Regina Shands Stoltzfus, left, Goshen (Ind.) College professor and MW USA board member from Elkhart, Indiana speaks about the price of “active advocacy” while Rebekah Wingert, a writer for *timbrel: women in conversation together with God* writer from Waynesboro, Pa., reflects at the Mennonite Women USA Strategic Planning Retreat at Amigo Centre. — Photo by Rhoda Keener/MW USA

That was the observation of several of the 30 participants of the Mennonite Women USA Strategic Planning Retreat at Amigo Centre March 27-28.

Participants urged the organization to speak out for more women in leadership within the church and its agencies.

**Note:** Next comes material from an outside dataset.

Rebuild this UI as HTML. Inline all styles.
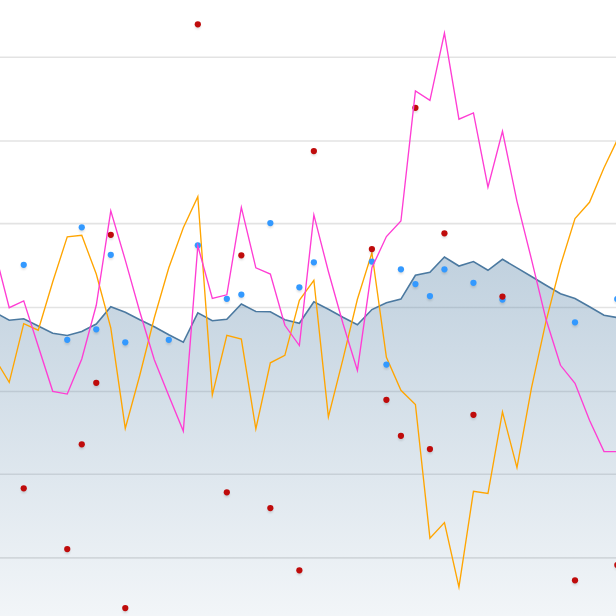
<!DOCTYPE html>
<html><head><meta charset="utf-8"><title>chart</title>
<style>
html,body{margin:0;padding:0;background:#fff;}
body{width:616px;height:616px;overflow:hidden;}
svg{display:block;}
</style></head><body>
<svg width="616" height="616" viewBox="0 0 616 616">
<defs>
<linearGradient id="ag" gradientUnits="userSpaceOnUse" x1="0" y1="250" x2="0" y2="640">
<stop offset="0" stop-color="#4b7aa1" stop-opacity="0.352"/>
<stop offset="1" stop-color="#4b7aa1" stop-opacity="0.055"/>
</linearGradient>
<filter id="sh" x="-50%" y="-50%" width="200%" height="220%"><feGaussianBlur stdDeviation="0.8"/></filter>
</defs>
<rect width="616" height="616" fill="#ffffff"/>
<g stroke="#e3e3e3" stroke-width="1.55">
<line x1="0" x2="616" y1="57.25" y2="57.25"/><line x1="0" x2="616" y1="141.05" y2="141.05"/><line x1="0" x2="616" y1="223.6" y2="223.6"/><line x1="0" x2="616" y1="307.55" y2="307.55"/><line x1="0" x2="616" y1="391.4" y2="391.4"/><line x1="0" x2="616" y1="474.25" y2="474.25"/><line x1="0" x2="616" y1="557.85" y2="557.85"/>
</g>
<polygon fill="url(#ag)" points="-5.28,312.30 9.23,320.30 23.73,318.80 38.24,326.05 52.75,333.30 67.25,335.55 81.76,331.55 96.27,324.05 110.78,306.80 125.28,312.30 139.79,319.80 154.30,326.80 168.80,334.80 183.31,342.25 197.82,312.86 212.32,320.80 226.83,319.30 241.34,304.05 255.85,311.55 270.35,311.80 284.86,319.80 299.37,323.30 313.87,301.82 328.38,309.30 342.89,317.30 357.40,324.80 371.90,309.55 386.41,302.80 400.92,299.05 415.42,275.30 429.93,272.30 444.44,257.06 458.94,266.05 473.45,261.55 487.96,270.30 502.47,259.30 516.97,267.90 531.48,276.50 545.99,285.20 560.49,293.80 575.00,298.55 589.51,306.70 604.01,315.30 618.52,317.80 618,640 -5.5,640"/>
<polyline fill="none" stroke="#4b79a0" stroke-width="1.6" stroke-linejoin="miter" stroke-miterlimit="10" points="-5.28,312.30 9.23,320.30 23.73,318.80 38.24,326.05 52.75,333.30 67.25,335.55 81.76,331.55 96.27,324.05 110.78,306.80 125.28,312.30 139.79,319.80 154.30,326.80 168.80,334.80 183.31,342.25 197.82,312.86 212.32,320.80 226.83,319.30 241.34,304.05 255.85,311.55 270.35,311.80 284.86,319.80 299.37,323.30 313.87,301.82 328.38,309.30 342.89,317.30 357.40,324.80 371.90,309.55 386.41,302.80 400.92,299.05 415.42,275.30 429.93,272.30 444.44,257.06 458.94,266.05 473.45,261.55 487.96,270.30 502.47,259.30 516.97,267.90 531.48,276.50 545.99,285.20 560.49,293.80 575.00,298.55 589.51,306.70 604.01,315.30 618.52,317.80"/>
<polyline fill="none" stroke="#ffa500" stroke-width="1.35" stroke-linejoin="miter" stroke-miterlimit="10" points="-5.28,358.30 9.23,382.36 23.73,323.65 38.24,330.22 52.75,281.80 67.25,236.80 81.76,235.30 96.27,274.05 110.78,327.80 125.28,428.36 139.79,375.30 154.30,317.80 168.80,267.80 183.31,227.80 197.82,196.69 212.32,394.85 226.83,335.35 241.34,339.05 255.85,428.97 270.35,362.80 284.86,355.30 299.37,300.30 313.87,280.30 328.38,416.85 342.89,359.30 357.40,299.30 371.90,252.88 386.41,357.30 400.92,390.30 415.42,404.55 429.93,538.17 444.44,522.60 458.94,587.19 473.45,491.35 487.96,493.51 502.47,411.93 516.97,467.68 531.48,387.80 545.99,321.30 560.49,265.30 575.00,218.55 589.51,202.30 604.01,167.80 618.52,137.30"/>
<g fill="#000" opacity="0.13" filter="url(#sh)">
<circle cx="23.73" cy="267.00" r="2.7"/><circle cx="81.76" cy="229.50" r="2.7"/><circle cx="110.78" cy="257.00" r="2.7"/><circle cx="96.27" cy="331.50" r="2.7"/><circle cx="67.25" cy="342.00" r="2.7"/><circle cx="125.28" cy="344.50" r="2.7"/><circle cx="168.8" cy="342.00" r="2.7"/><circle cx="197.82" cy="247.50" r="2.7"/><circle cx="226.83" cy="301.00" r="2.7"/><circle cx="241.34" cy="296.75" r="2.7"/><circle cx="270.35" cy="225.25" r="2.7"/><circle cx="299.37" cy="289.50" r="2.7"/><circle cx="313.87" cy="264.50" r="2.7"/><circle cx="371.9" cy="263.75" r="2.7"/><circle cx="386.41" cy="366.75" r="2.7"/><circle cx="400.92" cy="271.50" r="2.7"/><circle cx="415.42" cy="286.25" r="2.7"/><circle cx="429.93" cy="298.25" r="2.7"/><circle cx="444.44" cy="271.50" r="2.7"/><circle cx="473.45" cy="285.00" r="2.7"/><circle cx="502.47" cy="301.80" r="2.7"/><circle cx="575.0" cy="324.50" r="2.7"/><circle cx="617.2" cy="301.25" r="2.7"/><circle cx="23.73" cy="490.50" r="2.7"/><circle cx="67.25" cy="551.25" r="2.7"/><circle cx="81.76" cy="446.50" r="2.7"/><circle cx="96.27" cy="385.00" r="2.7"/><circle cx="110.78" cy="237.00" r="2.7"/><circle cx="125.28" cy="610.25" r="2.7"/><circle cx="197.82" cy="26.50" r="2.7"/><circle cx="226.83" cy="494.50" r="2.7"/><circle cx="241.34" cy="257.50" r="2.7"/><circle cx="270.35" cy="510.25" r="2.7"/><circle cx="299.37" cy="572.50" r="2.7"/><circle cx="313.87" cy="153.25" r="2.7"/><circle cx="371.9" cy="251.25" r="2.7"/><circle cx="386.41" cy="402.00" r="2.7"/><circle cx="400.92" cy="438.00" r="2.7"/><circle cx="415.42" cy="110.00" r="2.7"/><circle cx="429.93" cy="451.25" r="2.7"/><circle cx="444.44" cy="235.50" r="2.7"/><circle cx="473.45" cy="417.00" r="2.7"/><circle cx="502.47" cy="298.75" r="2.7"/><circle cx="575.0" cy="582.50" r="2.7"/><circle cx="617.3" cy="567.25" r="2.7"/>
</g>
<g fill="#3399ff">
<circle cx="23.73" cy="264.8" r="3.12"/><circle cx="81.76" cy="227.3" r="3.12"/><circle cx="110.78" cy="254.8" r="3.12"/><circle cx="96.27" cy="329.3" r="3.12"/><circle cx="67.25" cy="339.8" r="3.12"/><circle cx="125.28" cy="342.3" r="3.12"/><circle cx="168.8" cy="339.8" r="3.12"/><circle cx="197.82" cy="245.3" r="3.12"/><circle cx="226.83" cy="298.8" r="3.12"/><circle cx="241.34" cy="294.55" r="3.12"/><circle cx="270.35" cy="223.05" r="3.12"/><circle cx="299.37" cy="287.3" r="3.12"/><circle cx="313.87" cy="262.3" r="3.12"/><circle cx="371.9" cy="261.55" r="3.12"/><circle cx="386.41" cy="364.55" r="3.12"/><circle cx="400.92" cy="269.3" r="3.12"/><circle cx="415.42" cy="284.05" r="3.12"/><circle cx="429.93" cy="296.05" r="3.12"/><circle cx="444.44" cy="269.3" r="3.12"/><circle cx="473.45" cy="282.8" r="3.12"/><circle cx="502.47" cy="299.6" r="3.12"/><circle cx="575.0" cy="322.3" r="3.12"/><circle cx="617.2" cy="299.05" r="3.12"/>
</g>
<g fill="#bf0b0b">
<circle cx="23.73" cy="488.3" r="3.12"/><circle cx="67.25" cy="549.05" r="3.12"/><circle cx="81.76" cy="444.3" r="3.12"/><circle cx="96.27" cy="382.8" r="3.12"/><circle cx="110.78" cy="234.8" r="3.12"/><circle cx="125.28" cy="608.05" r="3.12"/><circle cx="197.82" cy="24.3" r="3.12"/><circle cx="226.83" cy="492.3" r="3.12"/><circle cx="241.34" cy="255.3" r="3.12"/><circle cx="270.35" cy="508.05" r="3.12"/><circle cx="299.37" cy="570.3" r="3.12"/><circle cx="313.87" cy="151.05" r="3.12"/><circle cx="371.9" cy="249.05" r="3.12"/><circle cx="386.41" cy="399.8" r="3.12"/><circle cx="400.92" cy="435.8" r="3.12"/><circle cx="415.42" cy="107.8" r="3.12"/><circle cx="429.93" cy="449.05" r="3.12"/><circle cx="444.44" cy="233.3" r="3.12"/><circle cx="473.45" cy="414.8" r="3.12"/><circle cx="502.47" cy="296.55" r="3.12"/><circle cx="575.0" cy="580.3" r="3.12"/><circle cx="617.3" cy="565.05" r="3.12"/>
</g>
<polyline fill="none" stroke="#ff3dd4" stroke-width="1.35" stroke-linejoin="miter" stroke-miterlimit="10" points="-5.28,251.30 9.23,307.70 23.73,300.88 38.24,346.30 52.75,391.30 67.25,394.04 81.76,359.05 96.27,305.30 110.78,210.88 125.28,260.10 139.79,311.80 154.30,359.80 168.80,395.80 183.31,431.05 197.82,245.79 212.32,298.50 226.83,294.80 241.34,207.28 255.85,267.80 270.35,274.05 284.86,325.30 299.37,345.55 313.87,214.95 328.38,271.50 342.89,323.30 357.40,370.46 371.90,267.80 386.41,236.55 400.92,221.05 415.42,91.01 429.93,100.38 444.44,33.12 458.94,119.18 473.45,112.91 487.96,187.23 502.47,131.33 516.97,201.30 531.48,259.30 545.99,319.30 560.49,365.30 575.00,383.30 589.51,420.30 604.01,451.55 618.52,451.55"/>
</svg>
</body></html>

Elizabeth Soto, a theologian, said women have a prophetic voice for the church that is being silenced.

Mary Shertz, a professor at Associated Mennonite Biblical Seminary, said fewer women are in leadership positions at the school now than there were a decade ago, according to a recently completed AMBS self-study.

Twila King Yoder, assistant to the president of Eastern Mennonite University in Harrisonburg, Va., and MW USA board member, said women in church leadership did well for some time, but that this is no longer the case.

She noted that a few years ago, two Mennonite higher-education institutions had women presidents, yet today, all of the presidents are men. This fall, she said, she will be the only female member of EMU’s president’s team. Her home church previously had a male-female pastoral team, but the team is currently all men, she said.

She wondered whether women are just “tired of pushing” or whether “we are not training — and failing — ourselves.”

Yoder said some women are saying, “I’ve been trying to use my gifts for the church, but if they are not valued in the church, I’ll use them somewhere else.”

Though Sharon Waltner, a woman, currently chairs the MC USA Executive Board, all four churchwide agency boards are chaired by men, a participant noted. At least two were chaired by women two years ago.